Responding to the Prophets
Reflections on prophets, response, and surrender based on today's readings: https://bible.usccb.org/bible/readings/062425-Mass.cfm
Today’s solemnity is an invitation to meditate upon not only the life and mission of St. John the Baptist, but how St. John the Baptist is the most perfect representation of what it means to be a prophet. There are still prophets in our day, and reflecting upon what it truly means to be a prophet teaches us how we ought to respond to prophets.
The reading from Isaiah offers us a view into the interior life of the prophet. It shows that even though the prophet is called from before birth to their very specific mission and given great gifts to help them perform their mission, there still exists an internal tension.
This tension is on clear display in all the major prophets (Jeremiah, Ezekiel, Daniel, and Isaiah). It is the tension of having been graced with a clear vision of the Lord and His will and trying to communicate this vision to a people insistent upon viewing the world from their own perspective and accomplishing their own will.

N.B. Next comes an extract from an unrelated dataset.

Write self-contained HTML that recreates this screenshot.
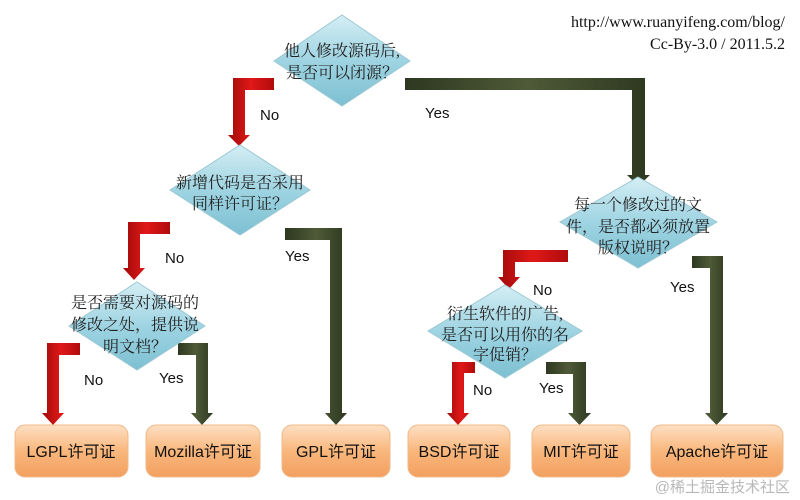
<!DOCTYPE html>
<html><head><meta charset="utf-8"><style>
html,body{margin:0;padding:0;background:#fff;}
svg{display:block;}
.cj{font-family:"Liberation Serif","Noto Serif CJK SC","Noto Sans CJK SC",serif;font-size:16px;fill:#222;}
.lb{font-family:"Liberation Sans",sans-serif;font-size:15px;fill:#111;}
.bx{font-family:"Liberation Sans","Noto Sans CJK SC",sans-serif;font-size:16px;fill:#111;}
</style></head><body>
<svg width="800" height="500" viewBox="0 0 800 500" xmlns="http://www.w3.org/2000/svg">
<defs>
<linearGradient id="red" x1="0" y1="0" x2="1" y2="0"><stop offset="0" stop-color="#a00a0a"/><stop offset="0.5" stop-color="#e01818"/><stop offset="1" stop-color="#b00c0c"/></linearGradient>
<linearGradient id="grn" x1="0" y1="0" x2="1" y2="0"><stop offset="0" stop-color="#2e3820"/><stop offset="0.5" stop-color="#4f5a38"/><stop offset="1" stop-color="#2e3820"/></linearGradient>
<linearGradient id="dia" x1="0" y1="0" x2="0" y2="1"><stop offset="0" stop-color="#d4eef4"/><stop offset="0.5" stop-color="#9fd4e2"/><stop offset="1" stop-color="#7cc0d2"/></linearGradient>
<linearGradient id="box" x1="0" y1="0" x2="0" y2="1"><stop offset="0" stop-color="#fde0c4"/><stop offset="0.5" stop-color="#f9b77c"/><stop offset="1" stop-color="#f2a060"/></linearGradient>
</defs>
<g fill="url(#red)">
<polygon points="274,78 233,78 233,135 228,135 239,146 250,135 245,135 245,90 274,90"/>
<polygon points="170,222 128,222 128,268 123,268 134,280 145,268 140,268 140,234 170,234"/>
<polygon points="80,343 47,343 47,413 42,413 53,425 64,413 59,413 59,355 80,355"/>
<polygon points="568,250 503,250 503,277 498,277 509,289 520,277 515,277 515,262 568,262"/>
<polygon points="475,362 452,362 452,413 447,413 458,425 469,413 464,413 464,373 475,373"/>
</g>
<g fill="url(#grn)">
<polygon points="405,78 645,78 645,175 650,175 638.5,186 627,175 632,175 632,90 405,90"/>
<polygon points="285,228 342,228 342,413 347,413 336,425 325,413 330,413 330,240 285,240"/>
<polygon points="178,343 208,343 208,413 213,413 202,425 191,413 196,413 196,355 178,355"/>
<polygon points="692,256 723,256 723,413 728,413 716.5,425 705,413 710,413 710,268 692,268"/>
<polygon points="546,362 586,362 586,413 591,413 579.5,425 568,413 573,413 573,374 546,374"/>
</g>
<g fill="url(#dia)" stroke="#9cc8d4" stroke-width="1">
<polygon points="342,15 410,61 342,106 274,61"/>
<polygon points="240,145 310,190 240,235 170,190"/>
<polygon points="137,282 205,326 137,370 69,326"/>
<polygon points="638,177 717,222 638,268 560,222"/>
<polygon points="505,285 582,331 505,378 428,331"/>
</g>
<g class="cj" text-anchor="middle">
<text x="342" y="56">他人修改源码后,</text><text x="342" y="78">是否可以闭源？</text>
<text x="240" y="188">新增代码是否采用</text><text x="240" y="209">同样许可证？</text>
<text x="135" y="308">是否需要对源码的</text><text x="135" y="330">修改之处，提供说</text><text x="135" y="352">明文档？</text>
<text x="638" y="210">每一个修改过的文</text><text x="638" y="232">件，是否都必须放置</text><text x="638" y="253">版权说明？</text>
<text x="505" y="319">衍生软件的广告,</text><text x="505" y="340">是否可以用你的名</text><text x="505" y="360">字促销？</text>
</g>
<g class="lb">
<text x="260" y="120">No</text><text x="425" y="118">Yes</text>
<text x="165" y="263">No</text><text x="285" y="261">Yes</text>
<text x="84" y="385">No</text><text x="159" y="383">Yes</text>
<text x="533" y="295">No</text><text x="670" y="292">Yes</text>
<text x="473" y="395">No</text><text x="539" y="393">Yes</text>
</g>
<g fill="url(#box)" stroke="#f0b888" stroke-width="1">
<rect x="15" y="425" width="113" height="52" rx="10"/>
<rect x="146" y="425" width="114" height="52" rx="10"/>
<rect x="282" y="425" width="108" height="52" rx="10"/>
<rect x="408" y="425" width="102" height="52" rx="10"/>
<rect x="532" y="425" width="98" height="52" rx="10"/>
<rect x="651" y="425" width="132" height="52" rx="10"/>
</g>
<g class="bx" text-anchor="middle">
<text x="71" y="457">LGPL许可证</text>
<text x="203" y="457">Mozilla许可证</text>
<text x="336" y="457">GPL许可证</text>
<text x="459" y="457">BSD许可证</text>
<text x="581" y="457">MIT许可证</text>
<text x="717" y="457">Apache许可证</text>
</g>
<g font-family="Liberation Serif,serif" font-size="16" fill="#111" text-anchor="end">
<text x="785" y="27">http://www.ruanyifeng.com/blog/</text>
<text x="785" y="49">Cc-By-3.0 / 2011.5.2</text>
</g>
<text x="790" y="492" text-anchor="end" font-family="Liberation Sans,Noto Sans CJK SC,sans-serif" font-size="15" fill="#b8b8b8">@稀土掘金技术社区</text>
</svg>
</body></html>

In today’s reading, Isaiah gives expression and insight into this tension: “Though I thought I had toiled in vain, and for nothing, uselessly, spent my strength, yet my reward is with the LORD, my recompense is with my God.”
He is revealing that it is not only necessary that a prophet must feel this tension but that it is good the prophet feels the tension. Because all the prophet desires is the clear vision of the Lord, the resistance to the prophet is a means by which the Lord further purifies their desire and frees them from seeking rewards besides the Lord.
In other words, the Lord is even using the rejection of the prophets to serve Divine Providence. The rejection of the prophets is not a “wrinkle” in His plan, but an essential part of His plan. It is, in many ways, their rejection that emphasizes their message.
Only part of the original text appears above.